What the task requires
Copy the lines of the data below exactly, starting at the first and stopping after the line that contains "Chart.register(...registerables);"; include no pictures.

* start Given data *

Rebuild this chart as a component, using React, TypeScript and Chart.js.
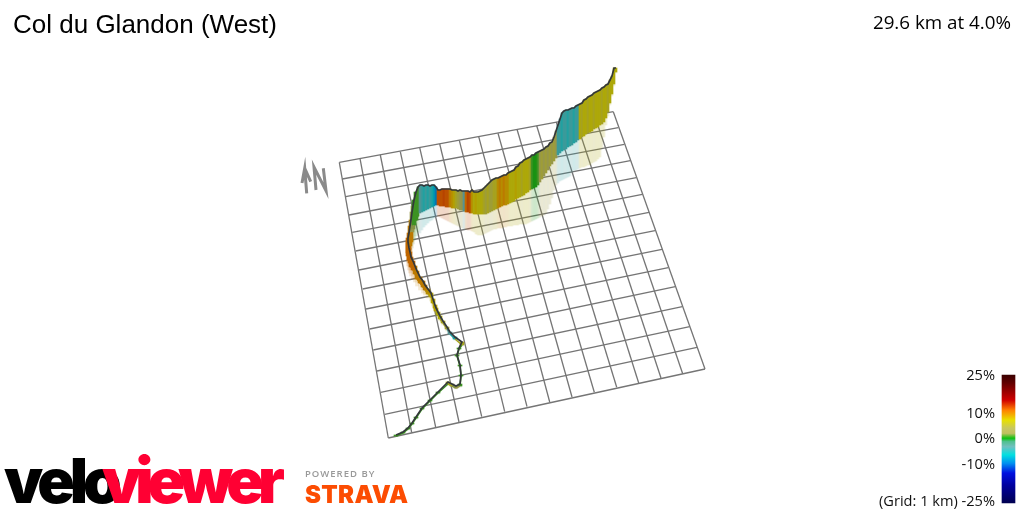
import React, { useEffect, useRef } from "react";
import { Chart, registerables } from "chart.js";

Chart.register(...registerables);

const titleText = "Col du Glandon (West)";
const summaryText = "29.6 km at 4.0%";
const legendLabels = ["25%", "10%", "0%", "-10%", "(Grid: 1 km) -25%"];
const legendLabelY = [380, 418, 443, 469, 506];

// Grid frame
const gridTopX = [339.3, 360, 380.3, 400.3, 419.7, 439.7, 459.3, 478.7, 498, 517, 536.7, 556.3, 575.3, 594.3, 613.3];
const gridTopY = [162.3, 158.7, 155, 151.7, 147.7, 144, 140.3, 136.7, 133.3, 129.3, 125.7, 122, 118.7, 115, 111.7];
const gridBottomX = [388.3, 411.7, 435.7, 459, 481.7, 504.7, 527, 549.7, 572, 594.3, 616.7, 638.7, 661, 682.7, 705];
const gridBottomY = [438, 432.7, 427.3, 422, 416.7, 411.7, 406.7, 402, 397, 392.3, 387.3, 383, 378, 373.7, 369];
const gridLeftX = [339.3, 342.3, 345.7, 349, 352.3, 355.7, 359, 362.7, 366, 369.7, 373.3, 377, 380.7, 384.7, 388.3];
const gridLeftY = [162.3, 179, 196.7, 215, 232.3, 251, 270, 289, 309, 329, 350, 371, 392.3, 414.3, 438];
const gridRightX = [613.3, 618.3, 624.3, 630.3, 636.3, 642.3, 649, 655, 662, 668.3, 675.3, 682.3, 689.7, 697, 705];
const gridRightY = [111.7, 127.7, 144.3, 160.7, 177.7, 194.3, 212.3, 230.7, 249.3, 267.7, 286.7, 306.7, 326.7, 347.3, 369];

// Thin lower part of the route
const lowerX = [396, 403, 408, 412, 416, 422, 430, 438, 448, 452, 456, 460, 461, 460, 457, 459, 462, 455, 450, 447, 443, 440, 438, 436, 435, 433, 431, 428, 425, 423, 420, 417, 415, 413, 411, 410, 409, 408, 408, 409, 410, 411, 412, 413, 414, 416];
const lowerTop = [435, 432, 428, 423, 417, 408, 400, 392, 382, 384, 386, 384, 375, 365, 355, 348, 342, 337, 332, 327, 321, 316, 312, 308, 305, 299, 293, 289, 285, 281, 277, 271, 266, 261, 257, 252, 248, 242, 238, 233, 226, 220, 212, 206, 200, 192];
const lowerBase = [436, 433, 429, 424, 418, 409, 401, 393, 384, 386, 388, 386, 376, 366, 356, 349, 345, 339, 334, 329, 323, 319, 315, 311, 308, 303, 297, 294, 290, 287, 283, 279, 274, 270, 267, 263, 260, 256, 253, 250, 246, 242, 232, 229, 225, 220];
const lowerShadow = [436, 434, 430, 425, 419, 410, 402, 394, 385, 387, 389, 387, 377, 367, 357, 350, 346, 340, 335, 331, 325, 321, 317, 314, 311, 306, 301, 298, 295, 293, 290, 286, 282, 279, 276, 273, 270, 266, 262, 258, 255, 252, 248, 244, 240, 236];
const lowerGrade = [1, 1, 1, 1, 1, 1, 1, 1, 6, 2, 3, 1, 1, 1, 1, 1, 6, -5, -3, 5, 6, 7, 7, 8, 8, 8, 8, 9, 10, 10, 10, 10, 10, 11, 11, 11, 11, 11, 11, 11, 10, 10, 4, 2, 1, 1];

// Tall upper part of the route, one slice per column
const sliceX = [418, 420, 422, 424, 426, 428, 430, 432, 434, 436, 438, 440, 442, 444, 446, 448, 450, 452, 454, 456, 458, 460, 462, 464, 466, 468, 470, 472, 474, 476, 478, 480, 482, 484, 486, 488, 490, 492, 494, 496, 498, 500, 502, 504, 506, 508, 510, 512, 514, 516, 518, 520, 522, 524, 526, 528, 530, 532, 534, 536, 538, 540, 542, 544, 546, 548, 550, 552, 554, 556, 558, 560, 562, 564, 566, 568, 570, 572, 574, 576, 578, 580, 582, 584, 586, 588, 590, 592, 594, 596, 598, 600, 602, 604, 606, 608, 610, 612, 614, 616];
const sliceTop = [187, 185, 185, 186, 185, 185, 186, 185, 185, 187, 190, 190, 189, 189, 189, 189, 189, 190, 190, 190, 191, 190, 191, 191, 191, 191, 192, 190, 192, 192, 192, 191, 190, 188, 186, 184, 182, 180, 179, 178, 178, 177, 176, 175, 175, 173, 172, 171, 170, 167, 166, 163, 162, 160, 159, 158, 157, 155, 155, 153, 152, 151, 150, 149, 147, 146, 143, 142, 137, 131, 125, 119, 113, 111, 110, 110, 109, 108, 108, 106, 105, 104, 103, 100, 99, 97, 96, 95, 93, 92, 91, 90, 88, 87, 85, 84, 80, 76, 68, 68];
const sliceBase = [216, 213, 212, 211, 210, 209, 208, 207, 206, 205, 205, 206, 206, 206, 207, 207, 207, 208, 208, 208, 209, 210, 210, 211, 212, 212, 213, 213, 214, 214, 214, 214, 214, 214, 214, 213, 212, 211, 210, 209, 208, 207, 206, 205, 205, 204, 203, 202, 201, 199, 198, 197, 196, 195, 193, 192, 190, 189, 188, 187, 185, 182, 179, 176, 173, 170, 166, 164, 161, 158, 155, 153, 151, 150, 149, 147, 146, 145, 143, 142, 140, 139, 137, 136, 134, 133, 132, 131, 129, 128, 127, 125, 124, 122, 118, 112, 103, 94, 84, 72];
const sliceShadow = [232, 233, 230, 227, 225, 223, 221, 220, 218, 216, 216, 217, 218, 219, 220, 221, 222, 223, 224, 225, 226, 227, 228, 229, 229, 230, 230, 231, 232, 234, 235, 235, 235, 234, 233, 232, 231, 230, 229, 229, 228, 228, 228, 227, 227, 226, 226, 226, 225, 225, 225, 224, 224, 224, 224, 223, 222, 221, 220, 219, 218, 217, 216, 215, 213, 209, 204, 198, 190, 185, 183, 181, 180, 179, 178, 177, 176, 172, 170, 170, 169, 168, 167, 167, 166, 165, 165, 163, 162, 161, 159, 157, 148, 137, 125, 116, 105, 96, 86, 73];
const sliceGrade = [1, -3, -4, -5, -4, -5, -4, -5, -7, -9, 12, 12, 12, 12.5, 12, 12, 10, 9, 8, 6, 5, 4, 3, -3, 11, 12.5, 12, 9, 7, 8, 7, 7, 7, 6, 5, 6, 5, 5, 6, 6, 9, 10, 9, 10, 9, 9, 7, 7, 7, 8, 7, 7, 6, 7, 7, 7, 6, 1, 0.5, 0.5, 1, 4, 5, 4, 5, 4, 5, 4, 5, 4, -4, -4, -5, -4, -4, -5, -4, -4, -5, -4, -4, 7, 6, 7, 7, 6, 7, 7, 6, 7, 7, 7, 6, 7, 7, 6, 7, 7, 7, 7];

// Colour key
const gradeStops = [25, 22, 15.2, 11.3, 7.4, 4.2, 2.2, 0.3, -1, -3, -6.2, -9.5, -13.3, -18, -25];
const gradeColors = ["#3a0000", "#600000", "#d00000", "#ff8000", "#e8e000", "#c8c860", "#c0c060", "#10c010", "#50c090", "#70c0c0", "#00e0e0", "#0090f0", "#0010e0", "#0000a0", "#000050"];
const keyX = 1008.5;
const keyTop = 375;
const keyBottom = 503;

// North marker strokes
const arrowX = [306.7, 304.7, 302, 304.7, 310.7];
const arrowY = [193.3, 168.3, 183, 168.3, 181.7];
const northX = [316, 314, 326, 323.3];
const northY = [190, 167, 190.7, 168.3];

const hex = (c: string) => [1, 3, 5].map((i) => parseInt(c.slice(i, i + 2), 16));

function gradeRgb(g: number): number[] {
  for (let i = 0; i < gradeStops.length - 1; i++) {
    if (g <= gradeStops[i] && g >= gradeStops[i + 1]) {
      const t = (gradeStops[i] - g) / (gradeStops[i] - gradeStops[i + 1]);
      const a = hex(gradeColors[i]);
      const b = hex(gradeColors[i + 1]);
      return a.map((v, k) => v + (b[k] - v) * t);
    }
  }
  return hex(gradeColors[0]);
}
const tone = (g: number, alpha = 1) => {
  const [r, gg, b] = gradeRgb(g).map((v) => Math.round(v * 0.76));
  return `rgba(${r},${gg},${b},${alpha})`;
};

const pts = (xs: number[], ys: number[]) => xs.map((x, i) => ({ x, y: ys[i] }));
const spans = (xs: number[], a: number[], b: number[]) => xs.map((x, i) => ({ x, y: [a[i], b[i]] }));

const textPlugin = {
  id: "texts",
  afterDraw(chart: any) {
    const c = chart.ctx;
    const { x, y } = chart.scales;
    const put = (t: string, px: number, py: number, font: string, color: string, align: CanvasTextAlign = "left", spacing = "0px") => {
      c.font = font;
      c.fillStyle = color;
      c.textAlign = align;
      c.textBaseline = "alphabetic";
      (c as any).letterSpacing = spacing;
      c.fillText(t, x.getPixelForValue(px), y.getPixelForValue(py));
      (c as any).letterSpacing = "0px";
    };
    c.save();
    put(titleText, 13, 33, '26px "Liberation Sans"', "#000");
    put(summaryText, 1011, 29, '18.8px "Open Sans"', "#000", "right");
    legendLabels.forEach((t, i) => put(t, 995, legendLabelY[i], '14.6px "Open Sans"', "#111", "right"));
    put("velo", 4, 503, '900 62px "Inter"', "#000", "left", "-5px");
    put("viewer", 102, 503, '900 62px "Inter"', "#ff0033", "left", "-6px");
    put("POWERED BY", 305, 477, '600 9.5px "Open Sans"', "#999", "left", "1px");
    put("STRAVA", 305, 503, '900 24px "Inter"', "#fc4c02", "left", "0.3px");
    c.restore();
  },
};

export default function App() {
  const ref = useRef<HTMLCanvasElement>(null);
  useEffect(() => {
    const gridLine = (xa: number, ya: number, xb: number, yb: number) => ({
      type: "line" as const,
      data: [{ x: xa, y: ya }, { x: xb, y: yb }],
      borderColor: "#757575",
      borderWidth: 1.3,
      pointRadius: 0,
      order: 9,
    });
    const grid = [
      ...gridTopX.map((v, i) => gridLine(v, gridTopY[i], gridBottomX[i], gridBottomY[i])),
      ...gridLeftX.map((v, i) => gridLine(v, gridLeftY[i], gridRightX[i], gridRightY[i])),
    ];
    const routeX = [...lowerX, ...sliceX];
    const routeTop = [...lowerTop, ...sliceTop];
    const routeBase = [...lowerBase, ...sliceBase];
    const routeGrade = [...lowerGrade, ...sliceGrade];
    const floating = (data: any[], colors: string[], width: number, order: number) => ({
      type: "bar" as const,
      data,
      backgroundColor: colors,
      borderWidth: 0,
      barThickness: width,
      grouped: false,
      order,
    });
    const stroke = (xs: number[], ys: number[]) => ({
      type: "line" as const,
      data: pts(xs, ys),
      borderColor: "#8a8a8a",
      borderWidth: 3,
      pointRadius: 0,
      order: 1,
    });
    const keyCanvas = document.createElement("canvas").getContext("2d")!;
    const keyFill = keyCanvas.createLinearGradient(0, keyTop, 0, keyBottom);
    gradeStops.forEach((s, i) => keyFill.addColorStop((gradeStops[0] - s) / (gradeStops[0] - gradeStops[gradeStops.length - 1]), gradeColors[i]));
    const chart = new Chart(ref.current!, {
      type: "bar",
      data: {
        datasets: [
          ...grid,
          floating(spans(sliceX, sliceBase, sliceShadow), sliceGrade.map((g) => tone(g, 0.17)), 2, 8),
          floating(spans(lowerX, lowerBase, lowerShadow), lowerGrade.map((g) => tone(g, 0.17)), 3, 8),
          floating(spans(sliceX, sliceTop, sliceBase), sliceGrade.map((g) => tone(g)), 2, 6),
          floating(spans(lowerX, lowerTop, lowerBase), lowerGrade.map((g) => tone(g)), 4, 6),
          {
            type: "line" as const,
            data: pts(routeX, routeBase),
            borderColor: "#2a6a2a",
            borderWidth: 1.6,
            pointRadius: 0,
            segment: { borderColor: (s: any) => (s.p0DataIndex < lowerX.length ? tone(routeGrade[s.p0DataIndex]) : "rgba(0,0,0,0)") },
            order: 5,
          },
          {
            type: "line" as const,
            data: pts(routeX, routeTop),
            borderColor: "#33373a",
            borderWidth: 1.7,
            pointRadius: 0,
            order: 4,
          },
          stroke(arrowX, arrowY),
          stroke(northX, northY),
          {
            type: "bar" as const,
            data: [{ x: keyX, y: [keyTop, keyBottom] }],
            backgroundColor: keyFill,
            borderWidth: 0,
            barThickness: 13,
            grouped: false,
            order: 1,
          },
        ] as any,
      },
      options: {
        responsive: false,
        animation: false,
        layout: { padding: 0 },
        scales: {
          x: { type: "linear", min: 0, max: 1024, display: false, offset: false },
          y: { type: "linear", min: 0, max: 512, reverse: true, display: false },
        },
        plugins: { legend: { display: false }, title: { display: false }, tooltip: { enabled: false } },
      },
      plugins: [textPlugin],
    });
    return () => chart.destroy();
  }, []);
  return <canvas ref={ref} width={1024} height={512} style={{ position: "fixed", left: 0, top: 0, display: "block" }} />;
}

* end Given data *

The reply
Rebuild this chart as a component, using React, TypeScript and Chart.js.
import React, { useEffect, useRef } from "react";
import { Chart, registerables } from "chart.js";

Chart.register(...registerables);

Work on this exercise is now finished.